** start COLLECTED DATA **
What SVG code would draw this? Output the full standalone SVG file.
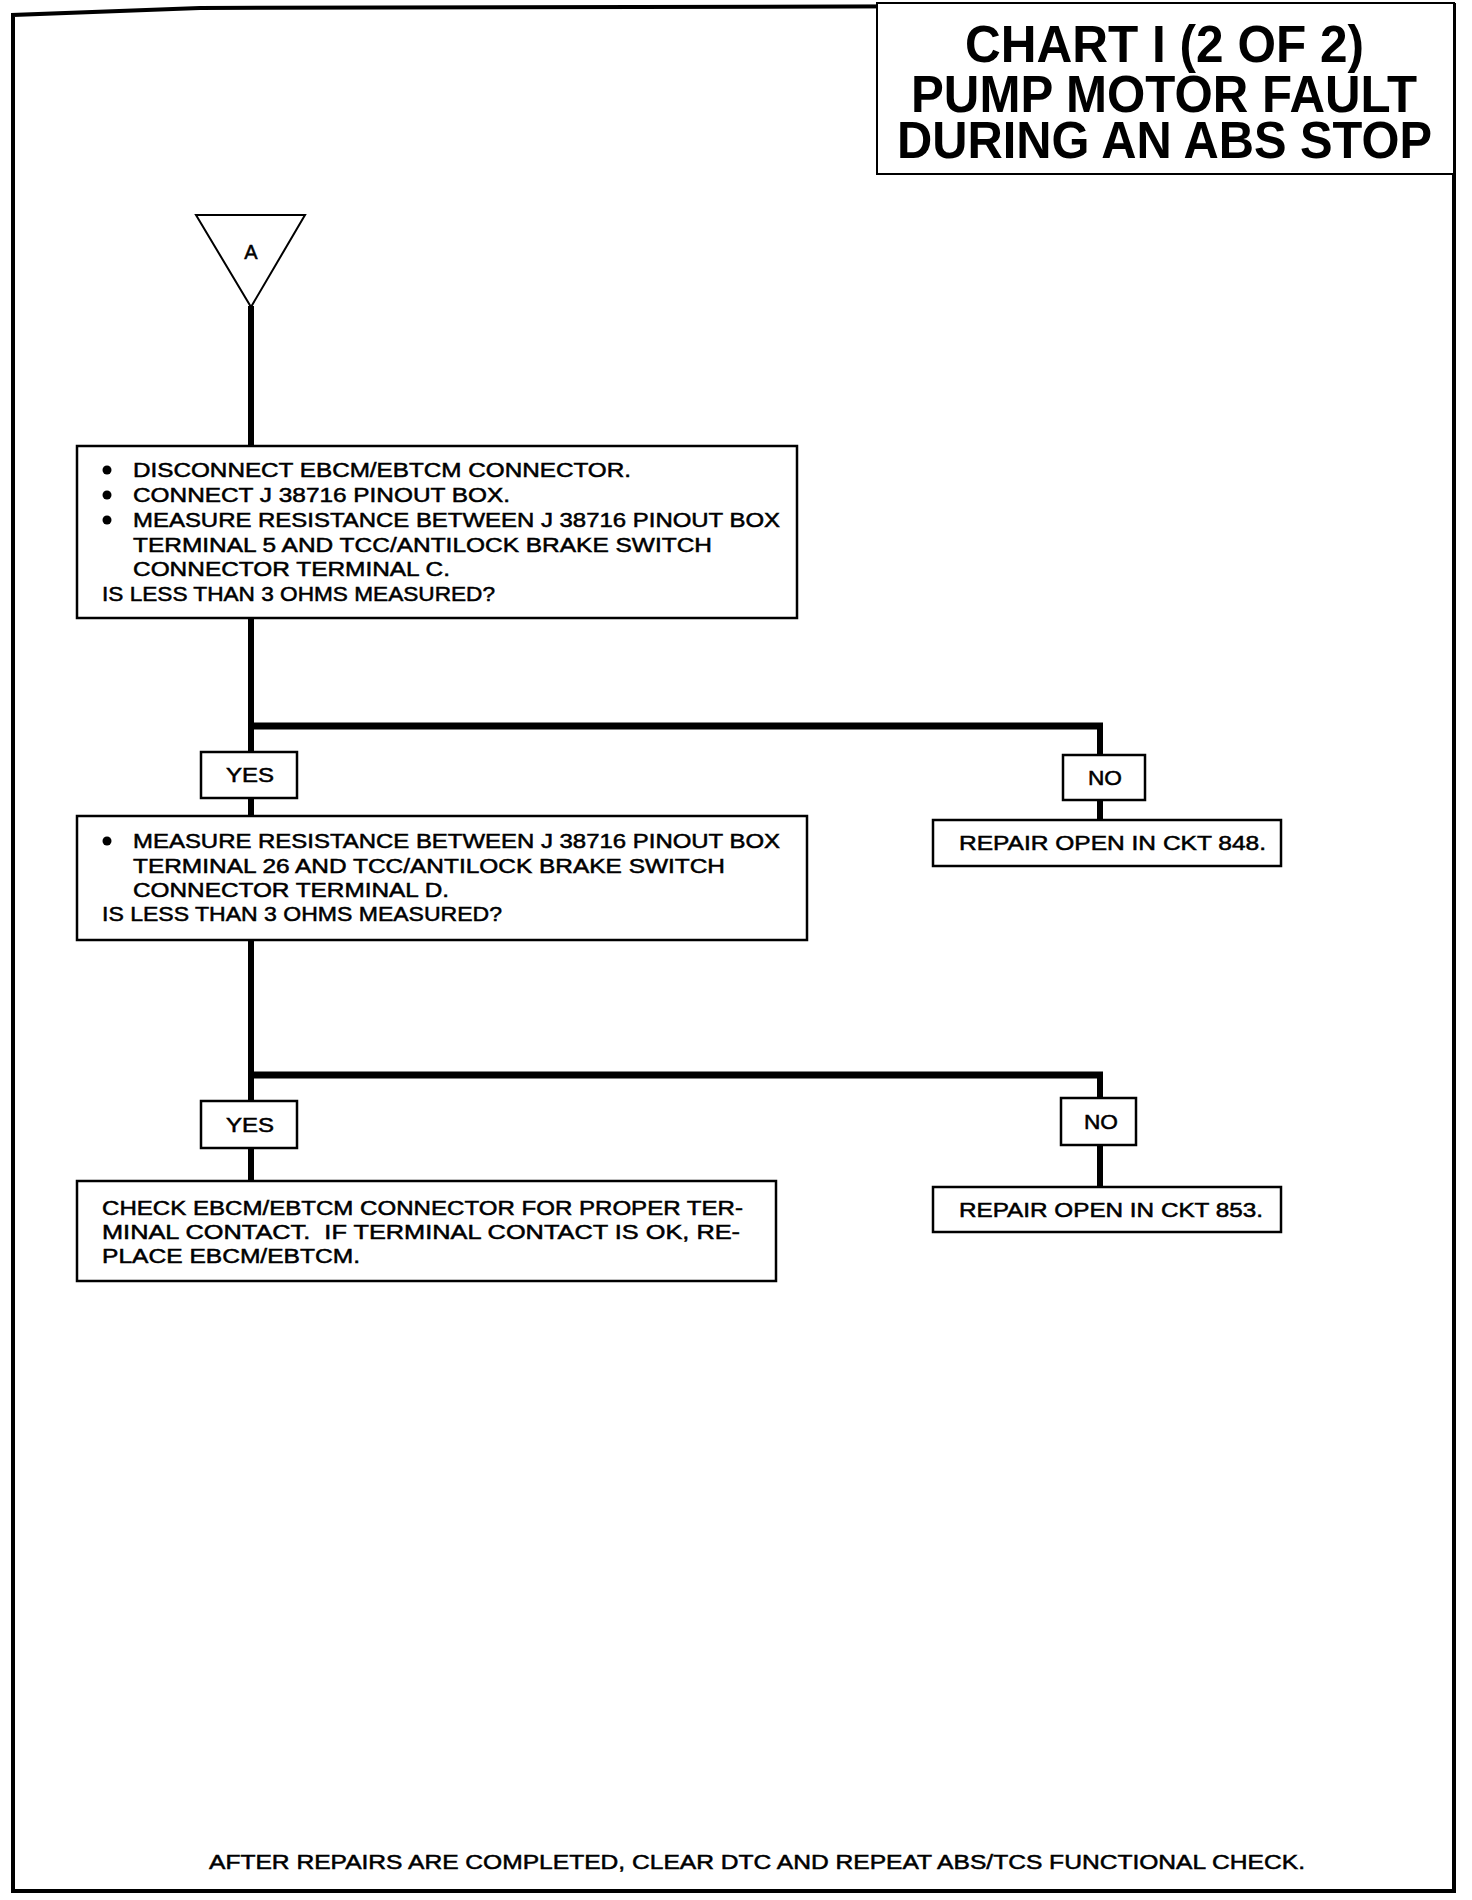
<svg xmlns="http://www.w3.org/2000/svg" width="1472" height="1900" viewBox="0 0 1472 1900">
<style>
.box{fill:#fff;stroke:#000;stroke-width:2.5}
.t{font-family:"Liberation Sans",Arial,sans-serif;font-size:20px;fill:#000;stroke:#000;stroke-width:0.5}
.ttl{font-family:"Liberation Sans",Arial,sans-serif;font-size:52px;font-weight:bold;fill:#000}
.wire{stroke:#000;stroke-width:6;fill:none}
.br{stroke:#000;stroke-width:7;fill:none}
</style>
<rect x="0" y="0" width="1472" height="1900" fill="#fff"/>
<g id="page-border">
<path d="M13,1891 L13,15 L200,8 L1454,5 L1454,1891 Z" fill="none" stroke="#000" stroke-width="4"/>
</g>
<g id="title">
<rect x="877" y="3" width="577" height="171" fill="#fff" stroke="#000" stroke-width="2"/>
<text class="ttl" x="965" y="62" textLength="399" lengthAdjust="spacingAndGlyphs">CHART I (2 OF 2)</text>
<text class="ttl" x="911" y="112" textLength="506" lengthAdjust="spacingAndGlyphs">PUMP MOTOR FAULT</text>
<text class="ttl" x="897" y="158" textLength="535" lengthAdjust="spacingAndGlyphs">DURING AN ABS STOP</text>
</g>
<g id="connectors">
<line class="wire" x1="251" y1="306" x2="251" y2="446"/>
<line class="wire" x1="251" y1="618" x2="251" y2="752"/>
<line class="br" x1="248" y1="726" x2="1103" y2="726"/>
<line class="wire" x1="1100" y1="723" x2="1100" y2="755"/>
<line class="wire" x1="1100" y1="800" x2="1100" y2="820"/>
<line class="wire" x1="251" y1="798" x2="251" y2="816"/>
<line class="wire" x1="251" y1="940" x2="251" y2="1101"/>
<line class="br" x1="248" y1="1075" x2="1103" y2="1075"/>
<line class="wire" x1="1100" y1="1072" x2="1100" y2="1098"/>
<line class="wire" x1="1100" y1="1145" x2="1100" y2="1187"/>
<line class="wire" x1="251" y1="1148" x2="251" y2="1181"/>
</g>
<g id="start-A">
<polygon points="196,215 305,215 251,307" fill="#fff" stroke="#000" stroke-width="2"/>
<text class="t" x="251" y="259" text-anchor="middle">A</text>
</g>
<g id="box1">
<rect class="box" x="77" y="446" width="720" height="172"/>
<circle cx="107" cy="470" r="4.5"/>
<circle cx="107" cy="495" r="4.5"/>
<circle cx="107" cy="520" r="4.5"/>
<text class="t" x="133" y="477" textLength="498" lengthAdjust="spacingAndGlyphs">DISCONNECT EBCM/EBTCM CONNECTOR.</text>
<text class="t" x="133" y="502" textLength="377" lengthAdjust="spacingAndGlyphs">CONNECT J 38716 PINOUT BOX.</text>
<text class="t" x="133" y="527" textLength="647" lengthAdjust="spacingAndGlyphs">MEASURE RESISTANCE BETWEEN J 38716 PINOUT BOX</text>
<text class="t" x="133" y="552" textLength="579" lengthAdjust="spacingAndGlyphs">TERMINAL 5 AND TCC/ANTILOCK BRAKE SWITCH</text>
<text class="t" x="133" y="576" textLength="317" lengthAdjust="spacingAndGlyphs">CONNECTOR TERMINAL C.</text>
<text class="t" x="102" y="601" textLength="393" lengthAdjust="spacingAndGlyphs">IS LESS THAN 3 OHMS MEASURED?</text>
</g>
<g id="yes1">
<rect class="box" x="201" y="752" width="96" height="46"/>
<text class="t" x="250" y="782" text-anchor="middle" textLength="48" lengthAdjust="spacingAndGlyphs">YES</text>
</g>
<g id="no1">
<rect class="box" x="1063" y="755" width="82" height="45"/>
<text class="t" x="1105" y="785" text-anchor="middle" textLength="34" lengthAdjust="spacingAndGlyphs">NO</text>
</g>
<g id="repair848">
<rect class="box" x="933" y="820" width="348" height="46"/>
<text class="t" x="959" y="850" textLength="307" lengthAdjust="spacingAndGlyphs">REPAIR OPEN IN CKT 848.</text>
</g>
<g id="box2">
<rect class="box" x="77" y="816" width="730" height="124"/>
<circle cx="107" cy="841" r="4.5"/>
<text class="t" x="133" y="848" textLength="647" lengthAdjust="spacingAndGlyphs">MEASURE RESISTANCE BETWEEN J 38716 PINOUT BOX</text>
<text class="t" x="133" y="873" textLength="592" lengthAdjust="spacingAndGlyphs">TERMINAL 26 AND TCC/ANTILOCK BRAKE SWITCH</text>
<text class="t" x="133" y="897" textLength="316" lengthAdjust="spacingAndGlyphs">CONNECTOR TERMINAL D.</text>
<text class="t" x="102" y="921" textLength="400" lengthAdjust="spacingAndGlyphs">IS LESS THAN 3 OHMS MEASURED?</text>
</g>
<g id="yes2">
<rect class="box" x="201" y="1101" width="96" height="47"/>
<text class="t" x="250" y="1132" text-anchor="middle" textLength="48" lengthAdjust="spacingAndGlyphs">YES</text>
</g>
<g id="no2">
<rect class="box" x="1061" y="1098" width="75" height="47"/>
<text class="t" x="1101" y="1129" text-anchor="middle" textLength="34" lengthAdjust="spacingAndGlyphs">NO</text>
</g>
<g id="box3">
<rect class="box" x="77" y="1181" width="699" height="100"/>
<text class="t" x="102" y="1215" textLength="641" lengthAdjust="spacingAndGlyphs">CHECK EBCM/EBTCM CONNECTOR FOR PROPER TER-</text>
<text class="t" x="102" y="1239" textLength="638" lengthAdjust="spacingAndGlyphs" xml:space="preserve">MINAL CONTACT.  IF TERMINAL CONTACT IS OK, RE-</text>
<text class="t" x="102" y="1263" textLength="258" lengthAdjust="spacingAndGlyphs">PLACE EBCM/EBTCM.</text>
</g>
<g id="repair853">
<rect class="box" x="933" y="1187" width="348" height="45"/>
<text class="t" x="959" y="1217" textLength="304" lengthAdjust="spacingAndGlyphs">REPAIR OPEN IN CKT 853.</text>
</g>
<g id="footer">
<text class="t" x="209" y="1869" textLength="1096" lengthAdjust="spacingAndGlyphs">AFTER REPAIRS ARE COMPLETED, CLEAR DTC AND REPEAT ABS/TCS FUNCTIONAL CHECK.</text>
</g>
</svg>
** end COLLECTED DATA **
◆ OBJECTIVE
Set down all the data again exactly as above, pictures excluded.

◆ FULL RESPONSE
What SVG code would draw this? Output the full standalone SVG file.
<svg xmlns="http://www.w3.org/2000/svg" width="1472" height="1900" viewBox="0 0 1472 1900">
<style>
.box{fill:#fff;stroke:#000;stroke-width:2.5}
.t{font-family:"Liberation Sans",Arial,sans-serif;font-size:20px;fill:#000;stroke:#000;stroke-width:0.5}
.ttl{font-family:"Liberation Sans",Arial,sans-serif;font-size:52px;font-weight:bold;fill:#000}
.wire{stroke:#000;stroke-width:6;fill:none}
.br{stroke:#000;stroke-width:7;fill:none}
</style>
<rect x="0" y="0" width="1472" height="1900" fill="#fff"/>
<g id="page-border">
<path d="M13,1891 L13,15 L200,8 L1454,5 L1454,1891 Z" fill="none" stroke="#000" stroke-width="4"/>
</g>
<g id="title">
<rect x="877" y="3" width="577" height="171" fill="#fff" stroke="#000" stroke-width="2"/>
<text class="ttl" x="965" y="62" textLength="399" lengthAdjust="spacingAndGlyphs">CHART I (2 OF 2)</text>
<text class="ttl" x="911" y="112" textLength="506" lengthAdjust="spacingAndGlyphs">PUMP MOTOR FAULT</text>
<text class="ttl" x="897" y="158" textLength="535" lengthAdjust="spacingAndGlyphs">DURING AN ABS STOP</text>
</g>
<g id="connectors">
<line class="wire" x1="251" y1="306" x2="251" y2="446"/>
<line class="wire" x1="251" y1="618" x2="251" y2="752"/>
<line class="br" x1="248" y1="726" x2="1103" y2="726"/>
<line class="wire" x1="1100" y1="723" x2="1100" y2="755"/>
<line class="wire" x1="1100" y1="800" x2="1100" y2="820"/>
<line class="wire" x1="251" y1="798" x2="251" y2="816"/>
<line class="wire" x1="251" y1="940" x2="251" y2="1101"/>
<line class="br" x1="248" y1="1075" x2="1103" y2="1075"/>
<line class="wire" x1="1100" y1="1072" x2="1100" y2="1098"/>
<line class="wire" x1="1100" y1="1145" x2="1100" y2="1187"/>
<line class="wire" x1="251" y1="1148" x2="251" y2="1181"/>
</g>
<g id="start-A">
<polygon points="196,215 305,215 251,307" fill="#fff" stroke="#000" stroke-width="2"/>
<text class="t" x="251" y="259" text-anchor="middle">A</text>
</g>
<g id="box1">
<rect class="box" x="77" y="446" width="720" height="172"/>
<circle cx="107" cy="470" r="4.5"/>
<circle cx="107" cy="495" r="4.5"/>
<circle cx="107" cy="520" r="4.5"/>
<text class="t" x="133" y="477" textLength="498" lengthAdjust="spacingAndGlyphs">DISCONNECT EBCM/EBTCM CONNECTOR.</text>
<text class="t" x="133" y="502" textLength="377" lengthAdjust="spacingAndGlyphs">CONNECT J 38716 PINOUT BOX.</text>
<text class="t" x="133" y="527" textLength="647" lengthAdjust="spacingAndGlyphs">MEASURE RESISTANCE BETWEEN J 38716 PINOUT BOX</text>
<text class="t" x="133" y="552" textLength="579" lengthAdjust="spacingAndGlyphs">TERMINAL 5 AND TCC/ANTILOCK BRAKE SWITCH</text>
<text class="t" x="133" y="576" textLength="317" lengthAdjust="spacingAndGlyphs">CONNECTOR TERMINAL C.</text>
<text class="t" x="102" y="601" textLength="393" lengthAdjust="spacingAndGlyphs">IS LESS THAN 3 OHMS MEASURED?</text>
</g>
<g id="yes1">
<rect class="box" x="201" y="752" width="96" height="46"/>
<text class="t" x="250" y="782" text-anchor="middle" textLength="48" lengthAdjust="spacingAndGlyphs">YES</text>
</g>
<g id="no1">
<rect class="box" x="1063" y="755" width="82" height="45"/>
<text class="t" x="1105" y="785" text-anchor="middle" textLength="34" lengthAdjust="spacingAndGlyphs">NO</text>
</g>
<g id="repair848">
<rect class="box" x="933" y="820" width="348" height="46"/>
<text class="t" x="959" y="850" textLength="307" lengthAdjust="spacingAndGlyphs">REPAIR OPEN IN CKT 848.</text>
</g>
<g id="box2">
<rect class="box" x="77" y="816" width="730" height="124"/>
<circle cx="107" cy="841" r="4.5"/>
<text class="t" x="133" y="848" textLength="647" lengthAdjust="spacingAndGlyphs">MEASURE RESISTANCE BETWEEN J 38716 PINOUT BOX</text>
<text class="t" x="133" y="873" textLength="592" lengthAdjust="spacingAndGlyphs">TERMINAL 26 AND TCC/ANTILOCK BRAKE SWITCH</text>
<text class="t" x="133" y="897" textLength="316" lengthAdjust="spacingAndGlyphs">CONNECTOR TERMINAL D.</text>
<text class="t" x="102" y="921" textLength="400" lengthAdjust="spacingAndGlyphs">IS LESS THAN 3 OHMS MEASURED?</text>
</g>
<g id="yes2">
<rect class="box" x="201" y="1101" width="96" height="47"/>
<text class="t" x="250" y="1132" text-anchor="middle" textLength="48" lengthAdjust="spacingAndGlyphs">YES</text>
</g>
<g id="no2">
<rect class="box" x="1061" y="1098" width="75" height="47"/>
<text class="t" x="1101" y="1129" text-anchor="middle" textLength="34" lengthAdjust="spacingAndGlyphs">NO</text>
</g>
<g id="box3">
<rect class="box" x="77" y="1181" width="699" height="100"/>
<text class="t" x="102" y="1215" textLength="641" lengthAdjust="spacingAndGlyphs">CHECK EBCM/EBTCM CONNECTOR FOR PROPER TER-</text>
<text class="t" x="102" y="1239" textLength="638" lengthAdjust="spacingAndGlyphs" xml:space="preserve">MINAL CONTACT.  IF TERMINAL CONTACT IS OK, RE-</text>
<text class="t" x="102" y="1263" textLength="258" lengthAdjust="spacingAndGlyphs">PLACE EBCM/EBTCM.</text>
</g>
<g id="repair853">
<rect class="box" x="933" y="1187" width="348" height="45"/>
<text class="t" x="959" y="1217" textLength="304" lengthAdjust="spacingAndGlyphs">REPAIR OPEN IN CKT 853.</text>
</g>
<g id="footer">
<text class="t" x="209" y="1869" textLength="1096" lengthAdjust="spacingAndGlyphs">AFTER REPAIRS ARE COMPLETED, CLEAR DTC AND REPEAT ABS/TCS FUNCTIONAL CHECK.</text>
</g>
</svg>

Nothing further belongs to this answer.